▶ Objective
Exactly the lines from the one with "Generate a Python" through the one with "ax.axis('off')", inclusive, are to be repeated, and the pictures are not.

━━ Available data

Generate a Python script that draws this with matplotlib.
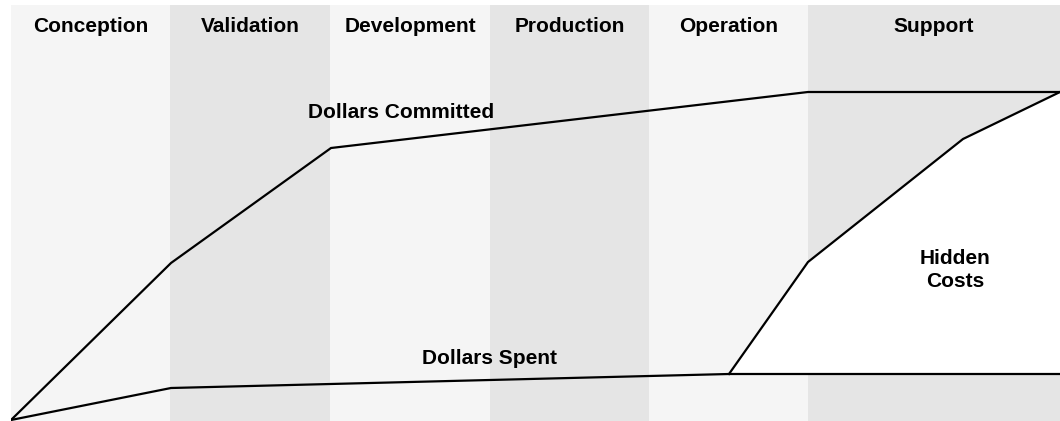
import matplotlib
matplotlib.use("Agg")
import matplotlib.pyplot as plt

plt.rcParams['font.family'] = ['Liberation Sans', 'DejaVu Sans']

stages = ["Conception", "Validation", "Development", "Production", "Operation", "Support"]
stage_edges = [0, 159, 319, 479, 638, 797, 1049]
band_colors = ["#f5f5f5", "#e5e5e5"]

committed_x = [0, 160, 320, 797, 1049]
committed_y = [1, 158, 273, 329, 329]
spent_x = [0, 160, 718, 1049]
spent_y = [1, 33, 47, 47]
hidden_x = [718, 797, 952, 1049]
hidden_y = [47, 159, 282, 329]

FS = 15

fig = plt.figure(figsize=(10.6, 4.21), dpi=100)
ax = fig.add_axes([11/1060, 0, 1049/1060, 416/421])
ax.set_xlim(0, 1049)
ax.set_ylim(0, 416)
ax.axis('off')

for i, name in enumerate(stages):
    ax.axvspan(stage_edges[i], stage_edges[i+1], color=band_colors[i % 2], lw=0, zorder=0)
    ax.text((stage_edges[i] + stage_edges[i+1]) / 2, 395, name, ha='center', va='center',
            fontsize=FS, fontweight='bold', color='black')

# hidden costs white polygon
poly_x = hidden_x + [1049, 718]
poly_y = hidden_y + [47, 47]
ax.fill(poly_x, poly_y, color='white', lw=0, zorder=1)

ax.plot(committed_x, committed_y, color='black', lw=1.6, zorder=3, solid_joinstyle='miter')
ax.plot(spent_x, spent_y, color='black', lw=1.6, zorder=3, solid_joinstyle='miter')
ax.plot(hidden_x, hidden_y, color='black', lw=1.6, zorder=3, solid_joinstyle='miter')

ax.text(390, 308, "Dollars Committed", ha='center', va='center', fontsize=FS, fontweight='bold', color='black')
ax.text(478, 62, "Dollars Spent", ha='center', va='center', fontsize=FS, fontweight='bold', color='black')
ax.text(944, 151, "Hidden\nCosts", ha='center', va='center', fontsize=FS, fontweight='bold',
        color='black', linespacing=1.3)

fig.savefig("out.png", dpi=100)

━━━━
━━ Available data

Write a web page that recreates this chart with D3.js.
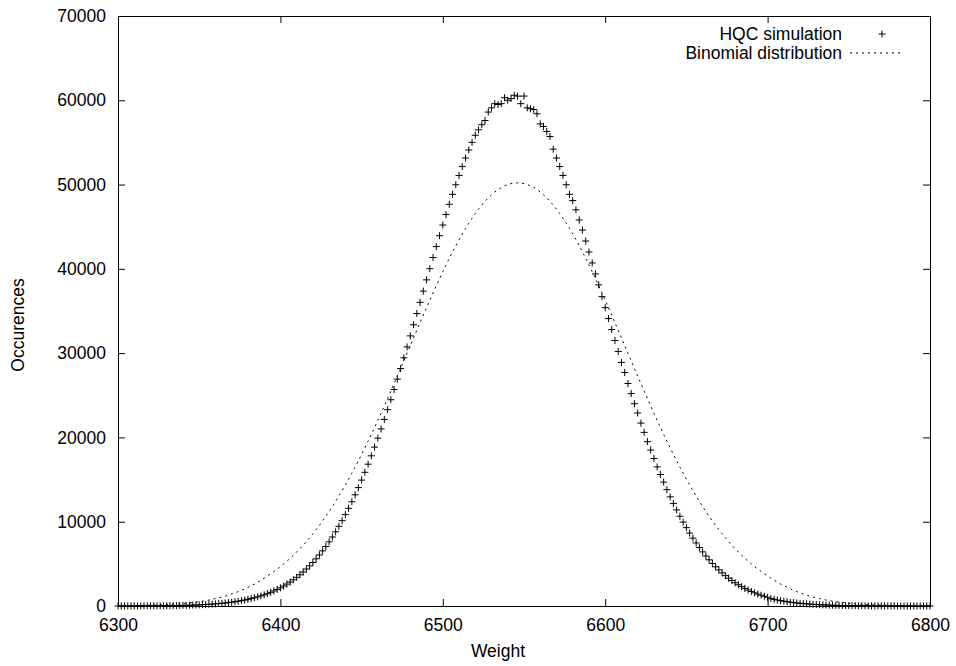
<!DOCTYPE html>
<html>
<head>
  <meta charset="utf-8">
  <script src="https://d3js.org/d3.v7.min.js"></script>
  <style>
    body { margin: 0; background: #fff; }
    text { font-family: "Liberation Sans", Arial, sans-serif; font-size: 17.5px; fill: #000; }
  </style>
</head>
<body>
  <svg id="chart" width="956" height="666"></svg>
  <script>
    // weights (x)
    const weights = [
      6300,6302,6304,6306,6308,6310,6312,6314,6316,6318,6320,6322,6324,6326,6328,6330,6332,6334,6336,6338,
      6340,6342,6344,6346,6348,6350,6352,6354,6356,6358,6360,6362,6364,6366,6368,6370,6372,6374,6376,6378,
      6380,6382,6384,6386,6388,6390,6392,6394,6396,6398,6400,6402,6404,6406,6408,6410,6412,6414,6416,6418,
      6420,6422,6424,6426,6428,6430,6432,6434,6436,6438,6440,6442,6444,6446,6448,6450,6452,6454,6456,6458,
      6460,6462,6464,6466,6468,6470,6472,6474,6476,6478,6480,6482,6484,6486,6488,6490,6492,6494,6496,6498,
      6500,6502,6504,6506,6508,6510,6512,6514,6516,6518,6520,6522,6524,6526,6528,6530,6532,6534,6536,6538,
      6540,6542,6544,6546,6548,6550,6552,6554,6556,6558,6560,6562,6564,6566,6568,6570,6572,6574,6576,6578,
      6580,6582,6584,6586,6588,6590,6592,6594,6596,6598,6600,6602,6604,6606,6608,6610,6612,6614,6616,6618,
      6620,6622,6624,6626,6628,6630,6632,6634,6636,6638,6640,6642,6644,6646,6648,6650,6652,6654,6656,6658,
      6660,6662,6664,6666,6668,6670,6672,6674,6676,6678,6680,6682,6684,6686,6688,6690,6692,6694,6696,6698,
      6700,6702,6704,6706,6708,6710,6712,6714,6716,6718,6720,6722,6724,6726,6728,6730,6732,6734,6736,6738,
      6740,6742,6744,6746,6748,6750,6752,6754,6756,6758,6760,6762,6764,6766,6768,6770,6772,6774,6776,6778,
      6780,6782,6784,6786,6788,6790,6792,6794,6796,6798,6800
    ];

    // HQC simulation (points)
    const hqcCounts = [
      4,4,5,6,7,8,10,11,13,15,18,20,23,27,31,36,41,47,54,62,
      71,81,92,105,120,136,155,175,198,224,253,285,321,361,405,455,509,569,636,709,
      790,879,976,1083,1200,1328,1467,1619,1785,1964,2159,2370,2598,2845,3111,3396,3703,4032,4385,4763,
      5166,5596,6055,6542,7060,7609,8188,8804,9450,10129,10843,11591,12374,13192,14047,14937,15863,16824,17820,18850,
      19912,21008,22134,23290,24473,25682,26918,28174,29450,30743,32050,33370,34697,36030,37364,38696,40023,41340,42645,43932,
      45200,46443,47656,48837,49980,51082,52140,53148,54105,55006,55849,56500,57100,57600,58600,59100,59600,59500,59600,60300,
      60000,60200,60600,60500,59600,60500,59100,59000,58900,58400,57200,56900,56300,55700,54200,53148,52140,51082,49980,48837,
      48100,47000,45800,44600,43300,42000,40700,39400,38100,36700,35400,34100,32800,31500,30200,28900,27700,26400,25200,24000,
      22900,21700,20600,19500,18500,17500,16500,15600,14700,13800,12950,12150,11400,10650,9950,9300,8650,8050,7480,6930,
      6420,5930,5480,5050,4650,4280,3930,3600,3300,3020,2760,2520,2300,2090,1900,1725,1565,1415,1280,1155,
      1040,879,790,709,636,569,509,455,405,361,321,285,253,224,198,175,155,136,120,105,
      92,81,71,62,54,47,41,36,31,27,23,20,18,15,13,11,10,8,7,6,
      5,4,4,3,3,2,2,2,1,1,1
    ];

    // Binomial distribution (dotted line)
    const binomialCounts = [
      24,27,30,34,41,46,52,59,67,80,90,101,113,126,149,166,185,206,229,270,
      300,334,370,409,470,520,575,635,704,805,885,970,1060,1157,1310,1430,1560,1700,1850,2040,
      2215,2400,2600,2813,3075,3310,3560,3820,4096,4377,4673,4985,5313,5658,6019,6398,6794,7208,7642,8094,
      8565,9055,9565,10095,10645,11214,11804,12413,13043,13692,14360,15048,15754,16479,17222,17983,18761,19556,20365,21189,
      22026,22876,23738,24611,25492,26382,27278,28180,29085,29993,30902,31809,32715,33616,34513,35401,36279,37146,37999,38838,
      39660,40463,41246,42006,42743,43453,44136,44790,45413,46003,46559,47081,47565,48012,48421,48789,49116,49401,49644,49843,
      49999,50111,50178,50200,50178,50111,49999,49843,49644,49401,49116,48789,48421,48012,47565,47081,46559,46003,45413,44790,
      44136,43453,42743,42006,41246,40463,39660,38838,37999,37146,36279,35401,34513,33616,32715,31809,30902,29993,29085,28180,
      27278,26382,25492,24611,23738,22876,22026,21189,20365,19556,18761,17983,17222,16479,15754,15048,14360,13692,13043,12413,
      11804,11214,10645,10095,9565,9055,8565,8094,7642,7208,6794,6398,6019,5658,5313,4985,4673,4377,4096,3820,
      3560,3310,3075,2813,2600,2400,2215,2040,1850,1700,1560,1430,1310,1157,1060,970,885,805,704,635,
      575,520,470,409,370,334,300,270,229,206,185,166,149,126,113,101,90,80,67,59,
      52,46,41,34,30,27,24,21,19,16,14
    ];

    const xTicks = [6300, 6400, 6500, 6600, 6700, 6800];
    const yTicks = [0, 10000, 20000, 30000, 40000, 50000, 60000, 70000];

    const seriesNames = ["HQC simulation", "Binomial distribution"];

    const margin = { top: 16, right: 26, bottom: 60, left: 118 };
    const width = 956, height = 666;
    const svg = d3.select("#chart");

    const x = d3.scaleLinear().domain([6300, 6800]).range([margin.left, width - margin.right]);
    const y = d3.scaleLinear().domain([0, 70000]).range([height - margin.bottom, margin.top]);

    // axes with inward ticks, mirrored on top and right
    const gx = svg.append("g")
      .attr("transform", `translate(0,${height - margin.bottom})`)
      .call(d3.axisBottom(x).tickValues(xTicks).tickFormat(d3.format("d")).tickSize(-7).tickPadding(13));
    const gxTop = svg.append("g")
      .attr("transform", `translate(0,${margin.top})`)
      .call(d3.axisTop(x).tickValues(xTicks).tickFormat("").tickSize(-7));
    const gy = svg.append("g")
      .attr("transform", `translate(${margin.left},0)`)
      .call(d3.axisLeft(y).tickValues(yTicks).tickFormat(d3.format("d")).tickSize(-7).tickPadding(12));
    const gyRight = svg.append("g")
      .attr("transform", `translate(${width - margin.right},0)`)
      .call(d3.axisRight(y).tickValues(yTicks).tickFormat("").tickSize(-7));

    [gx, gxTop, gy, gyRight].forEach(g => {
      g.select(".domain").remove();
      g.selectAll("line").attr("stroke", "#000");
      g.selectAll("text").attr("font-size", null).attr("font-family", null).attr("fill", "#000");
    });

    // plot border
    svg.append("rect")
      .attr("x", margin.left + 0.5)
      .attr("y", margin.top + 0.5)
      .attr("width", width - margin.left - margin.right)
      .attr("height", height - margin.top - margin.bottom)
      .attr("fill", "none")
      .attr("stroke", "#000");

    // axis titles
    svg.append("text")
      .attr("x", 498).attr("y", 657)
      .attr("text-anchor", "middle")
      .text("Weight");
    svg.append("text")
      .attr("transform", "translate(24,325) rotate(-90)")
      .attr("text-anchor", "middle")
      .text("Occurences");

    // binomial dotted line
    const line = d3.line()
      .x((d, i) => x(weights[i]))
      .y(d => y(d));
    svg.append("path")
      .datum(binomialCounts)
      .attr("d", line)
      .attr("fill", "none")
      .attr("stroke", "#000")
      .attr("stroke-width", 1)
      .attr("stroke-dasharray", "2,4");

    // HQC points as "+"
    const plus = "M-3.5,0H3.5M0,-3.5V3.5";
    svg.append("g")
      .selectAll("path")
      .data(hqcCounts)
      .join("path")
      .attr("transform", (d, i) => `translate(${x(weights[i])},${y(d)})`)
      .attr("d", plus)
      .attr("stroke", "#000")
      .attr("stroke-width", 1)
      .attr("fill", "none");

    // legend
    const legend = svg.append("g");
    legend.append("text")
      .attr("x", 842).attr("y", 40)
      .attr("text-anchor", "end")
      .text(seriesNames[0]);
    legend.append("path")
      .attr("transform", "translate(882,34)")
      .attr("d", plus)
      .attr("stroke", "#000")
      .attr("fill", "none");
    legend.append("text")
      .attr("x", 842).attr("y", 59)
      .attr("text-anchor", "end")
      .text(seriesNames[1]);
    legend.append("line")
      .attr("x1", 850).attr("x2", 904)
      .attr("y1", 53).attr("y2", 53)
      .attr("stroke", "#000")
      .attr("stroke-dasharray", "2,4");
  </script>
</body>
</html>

━━━━

▶ Solution below
Generate a Python script that draws this with matplotlib.
import matplotlib
matplotlib.use("Agg")
import matplotlib.pyplot as plt

plt.rcParams['font.family'] = ['Liberation Sans', 'DejaVu Sans']

stages = ["Conception", "Validation", "Development", "Production", "Operation", "Support"]
stage_edges = [0, 159, 319, 479, 638, 797, 1049]
band_colors = ["#f5f5f5", "#e5e5e5"]

committed_x = [0, 160, 320, 797, 1049]
committed_y = [1, 158, 273, 329, 329]
spent_x = [0, 160, 718, 1049]
spent_y = [1, 33, 47, 47]
hidden_x = [718, 797, 952, 1049]
hidden_y = [47, 159, 282, 329]

FS = 15

fig = plt.figure(figsize=(10.6, 4.21), dpi=100)
ax = fig.add_axes([11/1060, 0, 1049/1060, 416/421])
ax.set_xlim(0, 1049)
ax.set_ylim(0, 416)
ax.axis('off')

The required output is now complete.